### STORED DATA

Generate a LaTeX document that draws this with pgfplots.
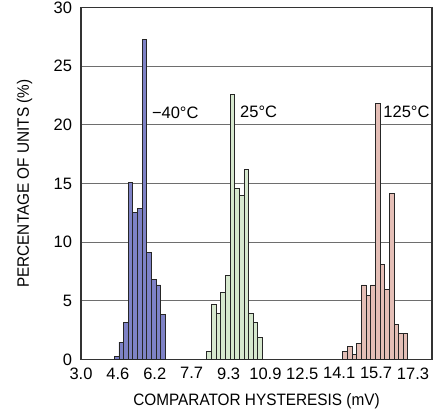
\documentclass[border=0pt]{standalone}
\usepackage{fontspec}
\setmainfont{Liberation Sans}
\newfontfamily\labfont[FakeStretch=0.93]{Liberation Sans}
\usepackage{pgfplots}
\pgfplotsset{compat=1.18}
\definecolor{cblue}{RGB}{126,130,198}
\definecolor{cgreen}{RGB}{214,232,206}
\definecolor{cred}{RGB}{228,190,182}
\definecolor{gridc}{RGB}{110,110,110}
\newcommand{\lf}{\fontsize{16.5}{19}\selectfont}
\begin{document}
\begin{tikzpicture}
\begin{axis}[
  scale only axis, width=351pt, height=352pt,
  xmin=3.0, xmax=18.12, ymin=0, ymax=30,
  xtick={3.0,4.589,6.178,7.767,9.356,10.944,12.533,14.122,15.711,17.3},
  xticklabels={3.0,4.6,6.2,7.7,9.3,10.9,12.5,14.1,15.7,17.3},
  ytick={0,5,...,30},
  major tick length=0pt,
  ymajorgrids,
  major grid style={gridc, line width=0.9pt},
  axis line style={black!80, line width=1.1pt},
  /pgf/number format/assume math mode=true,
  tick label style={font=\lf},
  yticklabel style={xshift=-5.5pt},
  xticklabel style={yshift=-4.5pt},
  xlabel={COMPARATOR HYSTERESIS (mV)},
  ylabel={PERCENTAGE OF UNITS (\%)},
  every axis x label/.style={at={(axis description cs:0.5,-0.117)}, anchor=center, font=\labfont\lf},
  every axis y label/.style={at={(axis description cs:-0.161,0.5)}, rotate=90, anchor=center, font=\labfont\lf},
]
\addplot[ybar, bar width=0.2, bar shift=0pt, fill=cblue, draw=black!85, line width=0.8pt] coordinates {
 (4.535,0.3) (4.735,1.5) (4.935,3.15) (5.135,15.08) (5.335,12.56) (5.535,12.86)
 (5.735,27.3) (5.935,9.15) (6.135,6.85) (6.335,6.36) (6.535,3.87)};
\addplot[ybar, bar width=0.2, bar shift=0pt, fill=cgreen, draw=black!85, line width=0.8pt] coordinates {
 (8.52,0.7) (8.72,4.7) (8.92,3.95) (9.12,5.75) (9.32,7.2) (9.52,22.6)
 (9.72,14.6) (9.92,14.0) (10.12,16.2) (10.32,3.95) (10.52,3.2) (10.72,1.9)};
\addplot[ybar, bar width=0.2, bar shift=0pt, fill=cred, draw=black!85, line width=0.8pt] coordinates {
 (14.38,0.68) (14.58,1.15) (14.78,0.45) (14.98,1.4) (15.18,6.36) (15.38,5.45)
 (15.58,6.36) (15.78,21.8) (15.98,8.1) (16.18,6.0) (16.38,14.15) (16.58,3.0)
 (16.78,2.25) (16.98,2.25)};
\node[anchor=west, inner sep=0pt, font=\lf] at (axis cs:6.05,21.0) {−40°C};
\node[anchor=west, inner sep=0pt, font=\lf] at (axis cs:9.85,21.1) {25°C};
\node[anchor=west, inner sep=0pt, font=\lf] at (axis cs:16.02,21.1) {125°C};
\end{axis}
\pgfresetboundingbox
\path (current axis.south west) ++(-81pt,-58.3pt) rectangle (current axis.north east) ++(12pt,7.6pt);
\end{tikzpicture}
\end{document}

### WHAT IS EXPECTED
Repeat the data above exactly, but not the pictures.

### RESULT
Generate a LaTeX document that draws this with pgfplots.
\documentclass[border=0pt]{standalone}
\usepackage{fontspec}
\setmainfont{Liberation Sans}
\newfontfamily\labfont[FakeStretch=0.93]{Liberation Sans}
\usepackage{pgfplots}
\pgfplotsset{compat=1.18}
\definecolor{cblue}{RGB}{126,130,198}
\definecolor{cgreen}{RGB}{214,232,206}
\definecolor{cred}{RGB}{228,190,182}
\definecolor{gridc}{RGB}{110,110,110}
\newcommand{\lf}{\fontsize{16.5}{19}\selectfont}
\begin{document}
\begin{tikzpicture}
\begin{axis}[
  scale only axis, width=351pt, height=352pt,
  xmin=3.0, xmax=18.12, ymin=0, ymax=30,
  xtick={3.0,4.589,6.178,7.767,9.356,10.944,12.533,14.122,15.711,17.3},
  xticklabels={3.0,4.6,6.2,7.7,9.3,10.9,12.5,14.1,15.7,17.3},
  ytick={0,5,...,30},
  major tick length=0pt,
  ymajorgrids,
  major grid style={gridc, line width=0.9pt},
  axis line style={black!80, line width=1.1pt},
  /pgf/number format/assume math mode=true,
  tick label style={font=\lf},
  yticklabel style={xshift=-5.5pt},
  xticklabel style={yshift=-4.5pt},
  xlabel={COMPARATOR HYSTERESIS (mV)},
  ylabel={PERCENTAGE OF UNITS (\%)},
  every axis x label/.style={at={(axis description cs:0.5,-0.117)}, anchor=center, font=\labfont\lf},
  every axis y label/.style={at={(axis description cs:-0.161,0.5)}, rotate=90, anchor=center, font=\labfont\lf},
]
\addplot[ybar, bar width=0.2, bar shift=0pt, fill=cblue, draw=black!85, line width=0.8pt] coordinates {
 (4.535,0.3) (4.735,1.5) (4.935,3.15) (5.135,15.08) (5.335,12.56) (5.535,12.86)
 (5.735,27.3) (5.935,9.15) (6.135,6.85) (6.335,6.36) (6.535,3.87)};
\addplot[ybar, bar width=0.2, bar shift=0pt, fill=cgreen, draw=black!85, line width=0.8pt] coordinates {
 (8.52,0.7) (8.72,4.7) (8.92,3.95) (9.12,5.75) (9.32,7.2) (9.52,22.6)
 (9.72,14.6) (9.92,14.0) (10.12,16.2) (10.32,3.95) (10.52,3.2) (10.72,1.9)};
\addplot[ybar, bar width=0.2, bar shift=0pt, fill=cred, draw=black!85, line width=0.8pt] coordinates {
 (14.38,0.68) (14.58,1.15) (14.78,0.45) (14.98,1.4) (15.18,6.36) (15.38,5.45)
 (15.58,6.36) (15.78,21.8) (15.98,8.1) (16.18,6.0) (16.38,14.15) (16.58,3.0)
 (16.78,2.25) (16.98,2.25)};
\node[anchor=west, inner sep=0pt, font=\lf] at (axis cs:6.05,21.0) {−40°C};
\node[anchor=west, inner sep=0pt, font=\lf] at (axis cs:9.85,21.1) {25°C};
\node[anchor=west, inner sep=0pt, font=\lf] at (axis cs:16.02,21.1) {125°C};
\end{axis}
\pgfresetboundingbox
\path (current axis.south west) ++(-81pt,-58.3pt) rectangle (current axis.north east) ++(12pt,7.6pt);
\end{tikzpicture}
\end{document}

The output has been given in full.